New data helps prioritise groups for HIV treatment in low resourced settings
Lancet study reveals for the first time who can benefit most from immediate antiretroviral treatment – enabling prioritisation in low-resourced settings. But who is left behind?
A study published in The Lancet finds that people aged 50 or over, individuals with low CD4 to CD8 ratios, and those with high viral loads are the groups that benefit the most from immediate antiretroviral treatment (ART). The authors recommend that these groups should be prioritised and start treatment urgently. The findings aim to help policy makers and doctors in low-resource settings, where resources may be more stretched.
The latest research is based on a post-hoc subgroup analysis of the landmark Strategic Timing of Antiretroviral Treatment (START) trial. It identifies for the first time who can benefit most from starting ART immediately by comparing absolute risk reduction of developing serious AIDS, non-AIDS conditions or death across different subgroups. Previous research had not tried to identify patients who might benefit most from early intervention.
The original START trial, whose findings were published in 2015, found that initiating immediate ART for people living with HIV reduced the risk of serious AIDS, serious non-AIDS conditions, and death by 57% compared with deferred treatment. Largely in response to this, the World Health Organization (WHO) changed international guidelines and now recommends immediate ART for everyone diagnosed with HIV regardless of CD4 cell count.
Despite the guidelines, poor access to ART and stigma towards people with HIV prevent many people in low- and middle-income countries from receiving treatment. Although ART has been rapidly scaled up since 2010, and global coverage reached 53% by the end of 2016, progress is still way off the UN target of 90% by 2020.
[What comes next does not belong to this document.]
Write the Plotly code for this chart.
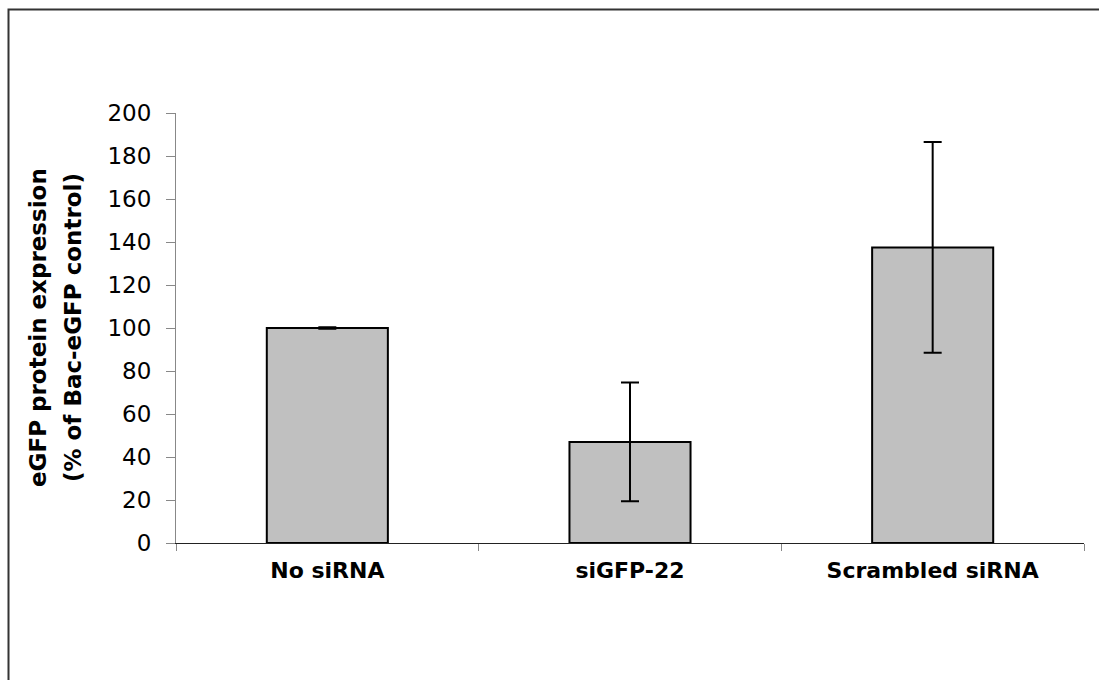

“Provision of immediate access to ART for all people with HIV is challenging, and identification of patients who might benefit most from immediate ART would help policymakers and healthcare providers to prioritise treatment”, say the study authors, led by Professor Jean-Michel Molina.
Since ART significantly reduces infectiousness in people living with HIV, as well as morbidity and mortality, prioritising specific groups for treatment could have significant cost savings for over-stretched health services, according to the study: “This analysis alludes to the cost-effectiveness of immediate treatment with regard to prevention of serious clinical events, but does not take into account the beneficial effect of immediate treatment on prevention of HIV transmission, which could substantially increase the overall cost-effectiveness of this strategy.”
Sarah Hand, Avert’s CEO, stresses the need for universal access to ART to avoid the need to prioritise who is treated. She commented: “These latest findings support the continued need for immediate provision of ART to everyone with HIV. However, there is a risk that in applying this subgroup analysis, funders and policymakers may prioritise some groups for ART treatment and leave others untreated, including younger people. To end AIDS by 2030 we need to ensure that everyone with HIV has a right to receive this life-saving and life-enhancing treatment.”